A: I think this problem as stated may have no solution ! I'm not completely sure about this but it's easier to post as an answer so here goes.
In the diagram below the points Y(-2.5,0), O(0,0) are as in your image (you have B instead of Y, A instead of O). The ellipse $p$ is a locus of arc endpoints from O of length 1, with the curvature varying (as complete circles they would be described by $x^2 + y^2 - 2ax = 0$, with $a$ varying - i.e. circles that touch the origin). 
I don't have an analytic proof for this locus, but I found it in geogebra by drawing a conic through 5 points, each of which was such an arc, and then drew a few more such arcs just to check. Most of these aren't shown in the diagram, but they are there. Assuming this elliptical locus is correct, then your point C has to lie on the ellipse in order to have $\beta=1$.
The next observation is that the point $C$ has to be the nearest point to Y lying on $p$. This is because that is the only point on $p$ such that the tangent to $p$ at $C$ will be orthogonal to $YC$, a requirement if $YC$ is to be a tangent to the circle (i.e. $\beta$ must intersect $p$ orthogonally at $C$). I should note that I realize that this argument may be flawed: If orthogonality is not actually required and $YC$ can still be tangent to the circle arc at a point on $p$, there may still be a solution. One thought I had was, similarly to the locus of arc endpoints forming an ellipse, to look at the locus of tangents from $Y$ to the family of circles whose arcs form the possible $\beta$'s. My hunch is that that locus could not possibly be exactly identical to $p$ for a portion of $p$, and then deviate elsewhere (clearly it is not the whole ellipse).
What I found when carrying out this construction was that given the point $Y$ these conditions cannot be met: If $C$ is constructed as the point on $p$ nearest to $Y$, the point of tangency to the circle arc connecting to $C$ does not lie on $p$ for the point $Y$. What I found was that the point $H$ shown, and $F$ as the nearest point on $p$, does fit both requirements.
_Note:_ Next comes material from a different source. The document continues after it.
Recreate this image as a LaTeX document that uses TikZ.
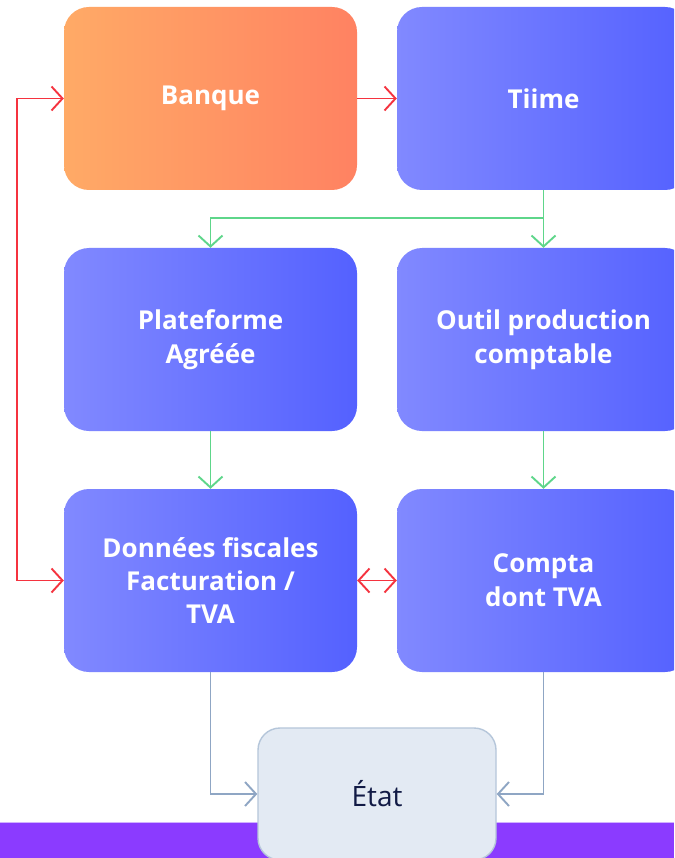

I'm not completely satisfied with this as an answer: the elliptical locus needs to be proven (maybe to work with the coordinates you generated for $C$ and to show that they describe an ellipse), and I suppose I'd have to say it's more of an increasingly strong hunch that there is no solution as stated than a proof! I'm wondering if the length of $\beta$ is allowed to vary, if then there is a solution? 

Here is a drawing using Narasimham's numbers to precision of 5 -- with a 7 degree discrepancy in the angle. The grey and blue points close to each other correspond to the tangent at $107^{\circ}$ and the $\beta$ endpoint at $100^{\circ}$ (precision 5 in drawing), the latter obtained by using $\frac{\beta}{r}$ radians. Narasimham's formula looks right but I'd like to be able to demonstrate it and cannot.